Investing long is what I described above. You take your savings (which come after you've bought your house, saved some in the bank and you have a comfortable sum left to live on) and you buy either diverse stocks from the top 500 or ETF (Exchange traded fund) which does this for you, for a small percentage. Invesco QQQ from above is an ETF, for example. And you do it with your monthly savings, every month. And you leave it alone. And you count your money (or lack thereof) when you retire.

That being said, there is a lot to learn about trading. The statistical indicators, what they mean, the math, the taxes, the way to investigate companies, how to structure your portfolio, the information sources, the gotchas, the various people and tricks that want to manipulate you and/or the market so that they make the money.

  Trading for a Living is a pack of four different books, but of similar design:

  • The Best Trading Lessons of Jesse Livermore
    • contains quotes from Jesse Livermore and a short translation/analysis from Frank Marshall for each
  • Expert Trader: 93 Trading Lessons of Richard Wyckoff
    • contains quotes from Richard Wyckoff and a short translation/analysis from Frank Marshall for each
  • Secrets of Trading Performance
    • a list of 10 principles to help you get in the mindset of a day trader
  • Trading Essentials
    • a list of 20 principles to help you get in the mindset of a day trader

On the surface of it, you might say that this is not a book at all, just a collection of random musings from Frank Marshall. However, it does offer a direct and clear entry in the world of trading. As a complete noob in the business, I thought it was useful, if only as a browse-through and a reference book.
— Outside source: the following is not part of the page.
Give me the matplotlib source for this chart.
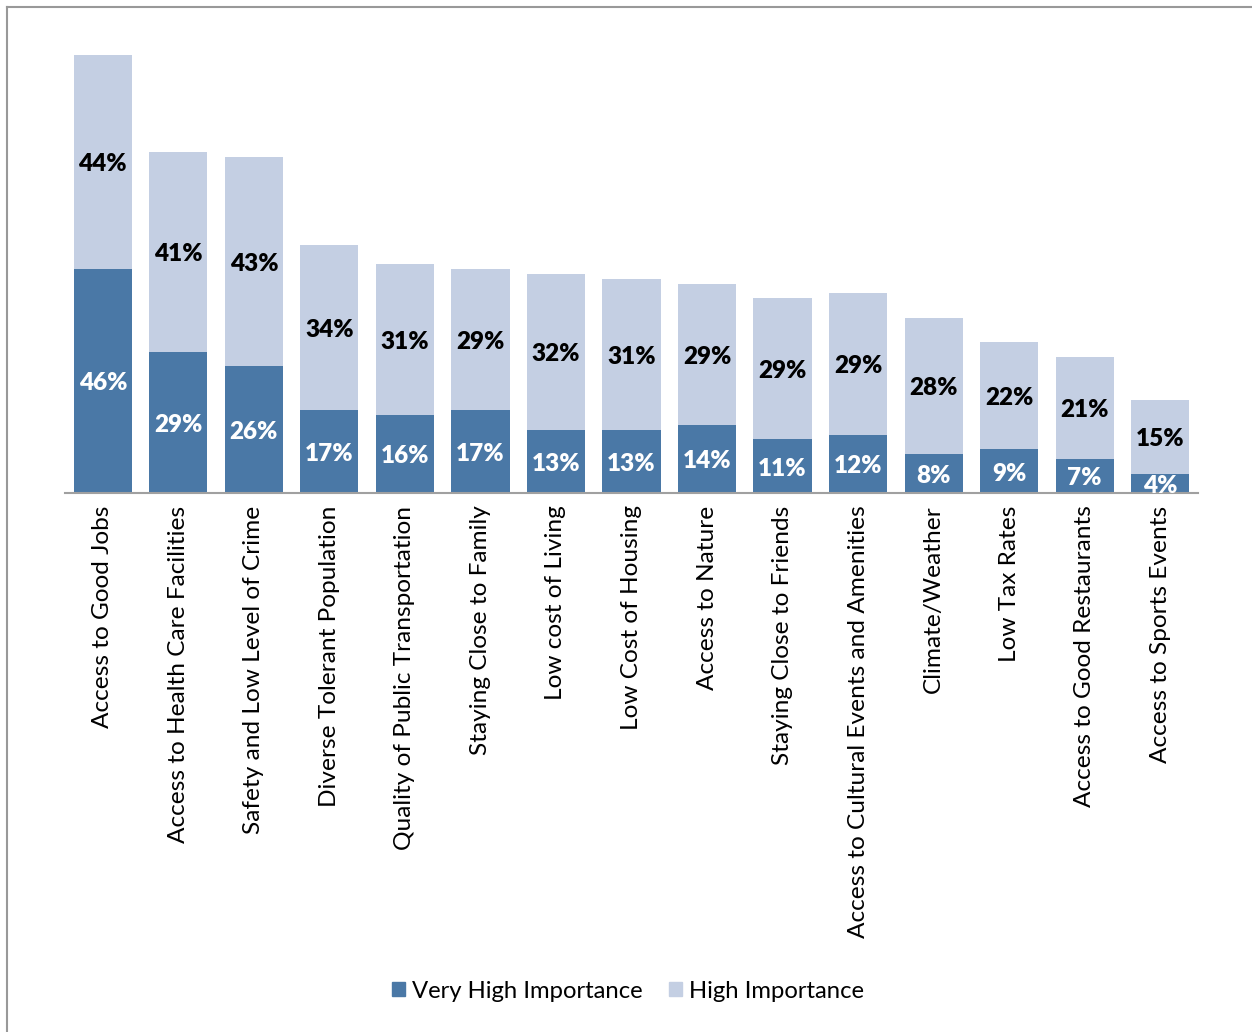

While I may have the utmost respect for Livermore and Wyckoff, they were trading a century ago. Their insights, even translated by a modern trader, don't mean much, although the small explaining paragraph from Marshall at the end of each is concise and useful. However, the two small booklets at the end, with the 30 principles in total, are kind of gold. And not gold in the sense of "read those and you will get rich!", but because they are honestly telling you:

  • trading is HARD, because it depends on you finding an edge over everybody else (you only win because someone else loses)
  • trading is discipline, because you need to fight your own urges and emotions and follow an (ever evolving) strategy
  • you need to keep your own mind, body and life in balance (he even recommends meditation and therapy)
  • trading is a job, which needs to be done with the mind, not the heart
  • most people losing big (the 90% that don't make it) usually enter trading with the wrong mindset: trying to prove something, gambling, fear, wanting to get rich fast, etc.
  • trading is hard work: following the trends, interpreting the data, doing math and statistics, etc.
  • you trade because you enjoy it, otherwise you won't make it

Bottom line: Frank Marshall is telling you NOT to pick up trading unless you are really into it. Even these relatively vague advice he gives is prefaced in every book by a disclaimer that you are not to follow it with the expectation that it will automatically make you win money. You need to put in a lot of work to even start making a dent and strong discipline is required to stop yourself from going in too deep and never coming back up.